Cemal Nar

Cemal Nar

Rahat Soru Sorabilme

Rahat Soru Sorabilme

Öğretmenliğimde ve vaizliğimde dikkat ettiğim bir mesele de herkesin rahatça soru sormasına imkân ve fırsat vermemdir. 

Öğrenmek maksadıyla sorulan ciddi ve samimi sorular ne kadar basit, belki bize göre gereksiz olsa bile, bundan dolayı soranlara asla kızmam, “bu da soru mu?” diye hakaret veya alay etmemem. 

Hatta her vaazımdan, sohbet ve seminerimden sonra orada biraz otururum. Ola ki soruları olabilir, anlamadığı yerlerden izah isteyebilir insanlar.

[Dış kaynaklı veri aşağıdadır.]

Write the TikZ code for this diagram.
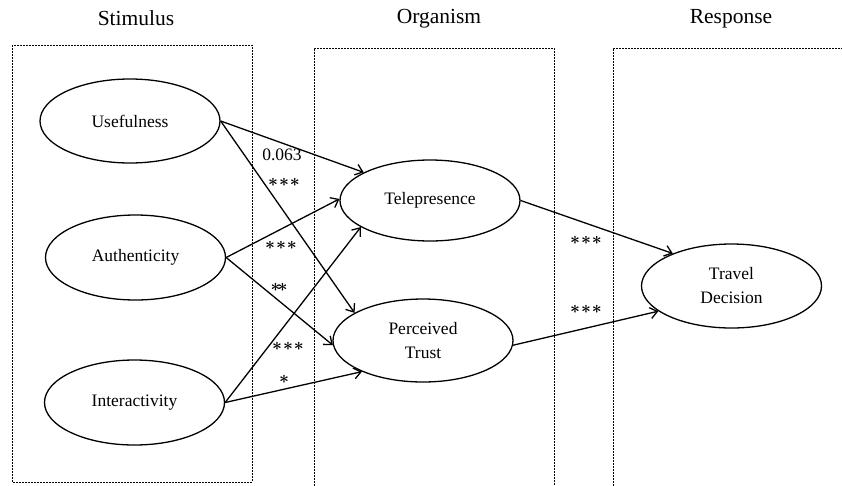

Elbette soru sormanın birçok amacı vardır. Sorular öğrenmek için olabildiği gibi, imtihan için de olabilir. Hatta hatırlatma, azarlama, tehdit etme, başa kakma, dalga geçme, alay etme, küçük görme, teşvik etme, yönlendirme, ilgi çekme, motive etme, uyarma vs. gibi birçok amacı olabilir soru sormanın. Yerine göre hepsi de kullanılır. 

Fakat öğrenci öğretmenine, halk hocasına sadece öğrenmek için sormalıdır. Öğretmen ve hoca da buna izin vermeli, rahat soru sorma ortamını hazırlamalıdır. Soru soranı terslemek, korkutmak, alaya almak, eğitim ve öğretimde hoca ile talebe veya halk arasına duvar örer.

Sevgili Peygamberimiz (sav) Efendimizin büyük bir heybeti vardı. İnsanlar üç aylık mesafeden bunu hissederlerdi.

Huzurunda zangır zangır titreyenler olurdu. O ise böyle insanları güzel sözlerle teskin ederdi. Sonra bu insanlar onu çok sever ve huzurlarından ayrılmak istemezlerdi.

Buradan şuraya gelelim: Bazı insanların dış görünüşü heybetlidir. İnsanlar onlardan önce çekinir. Ama konuşmaya başlayınca, yanıldıklarını anlarlar. Oysa o çok rahat konuşulan, sevecen, ülfet edilen bir insandır. 

Fakat ya çekinilir de hiç konuşulmazsa? 

O zaman yazık olmuştur karşılıklı. 

İbn Abbas şöyle anlatıyor:

“Hz. Ömer’den iki sene boyunca bir şey sormak istedim; fakat heybetinden dolayı bir türlü cesaret edemedim. Nihayet birlikte yaptığımız bir hac veya umre yolculuğunda bunu sormaya karar verdim. Merrü’z Zehran denilen yerde konakladığımızda Hz. Ömer def-i hâcet için bulunduğumuz yerden biraz uzaklaştı. Ben de ileri giderek onun dönmesini bekledim. Geri döndüğünde kendisini karşılayarak: 

- Ey Mü’minlerin Emîri! İki seneden beri size bir şey sormak istiyordum, fakat heybetinizden dolayı buna bir türlü cesaret edemedim, dedim. 

Bunun üzerine: 

- Böyle yapmayacaktın. Bana istediğini sorabilirsin. Eğer o şey hakkında bir bilgim varsa bunu sana söylerim. Aksi takdirde “Bu konuda bir şey bilmiyorum” derim. Böylece sen de gidip bilenlerden sorarsın, dedi. 

O zaman: 

- Allah Teâlâ’nın Hz. Peygamber’e karşı birleştiklerinden bahsettiği o iki kadın kimdir? diye sordum. 

Hz. Ömer: 

- Onlar Âişe ile kızım Hafsâ’dır” buyurdu. (Camiu’l-Beyâni’l-İlm I/112. Bkz. Muhammed Yusuf Kandehlevi, Hayatu’s-Sahabe, Akçağ Yayınları: 3/489-490.)

Evet, Sevgili Peygamberimiz de öğrenmek için soru sormayı teşvik etmiştir. Hatta kadınlar bile ona özel hallerden rahatlıkla sorarlardı.

Hz. Aişe annemiz şöyle der: 

 “Ensar’ın kadınları ne iyi kadınlardır! Hayâ onları dinlerini Peygamberden sormaktan alıkoymazdı.”( İbn Abdilberr, Cami, I/89)

Ne dersiniz, böyle gecikmelere zamanı ve tahammülü var mıdır ilmin?